Ba-O-Ba Fluorescent, currently on view at Castelli Gallery, was included in Keith’s first soloexhibition in the United States, at Castelli Warehouse in 1970. It is the only example from his career-long, predominantly glass and neon Ba-O-Ba series to include foam rubber, fluorescent powder, and ultra-violet light.
Keith was drawn to the “low-tech” qualities of foam and rejected using it in any way that implied weight or sculptural mass, which no doubt influenced his decision to cover, but not conceal it, with fluorescent powder. (4)

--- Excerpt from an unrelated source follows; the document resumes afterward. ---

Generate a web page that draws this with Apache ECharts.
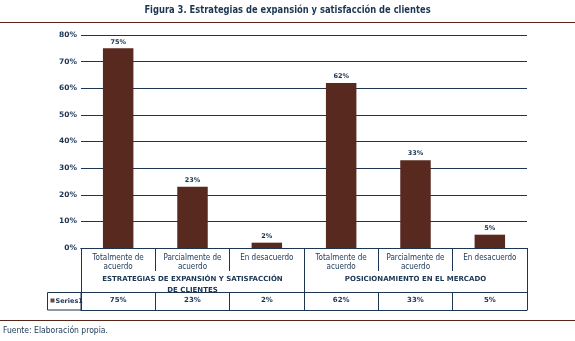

Castelli's Midtown gallery has a wall of windows that allows light to enter from the North providing a unique opportunity to view the sculpture in various lighting conditions. In the early afternoon, Ba-O-Ba Flourescent's components are laid raw and bare. The foam component is visible beneath a layer of caked pigment which could be easily mistaken for dust. It brings to mind, once again, the old factory building on Mulberry Street, but also my own forgettable experience of visiting the studio in Tribeca with Keith immediately after 9/11 to find every surface covered with the ashes from teh collapse of the Twin Towers.
As daylight fades and the gallery darkens, the fluorescent pigment lights up: white turns to pink and ultimately to a red so intense that it resembles hot embers, creating the illusion of danger. The raw energy of electrically charged light is palpable as Ba-O-Ba Fluorescent transforms its immediate environment into a bath of color-saturated light.
Keith Sonnier was born in Mamou, Louisiana in 1941. He lived and worked in New York City, exhibiting with Castelli Gallery throughout his career. His last years were spent in Bridgehampton, between his country home and nearby studio. He died in Southampton in July 2020.
(1) Based on conversation with Jackie Winsor about the Mulberry Street Studio. She and Keith had studios and shared a living space there.
(2) Les Archives de la RTF: Video and interview with Keith Sonnier during the installation of the exhibit When Attitudes Become Form at Kunsthalle, Bern, 1969.
(3) Keith Sonnier: Object Situation Object, 1969-70. Artist Book: Object, Situation, Object, an image only, limited edition book (Edition of 1000) consisted entirely of Richard Landry's black and white photographs of a performance filmed at Mulberry Street.
(4) Arts Magazine, February 1971, Keith Sonnier at Eindhoven: An Interview with Willoughby Sharp.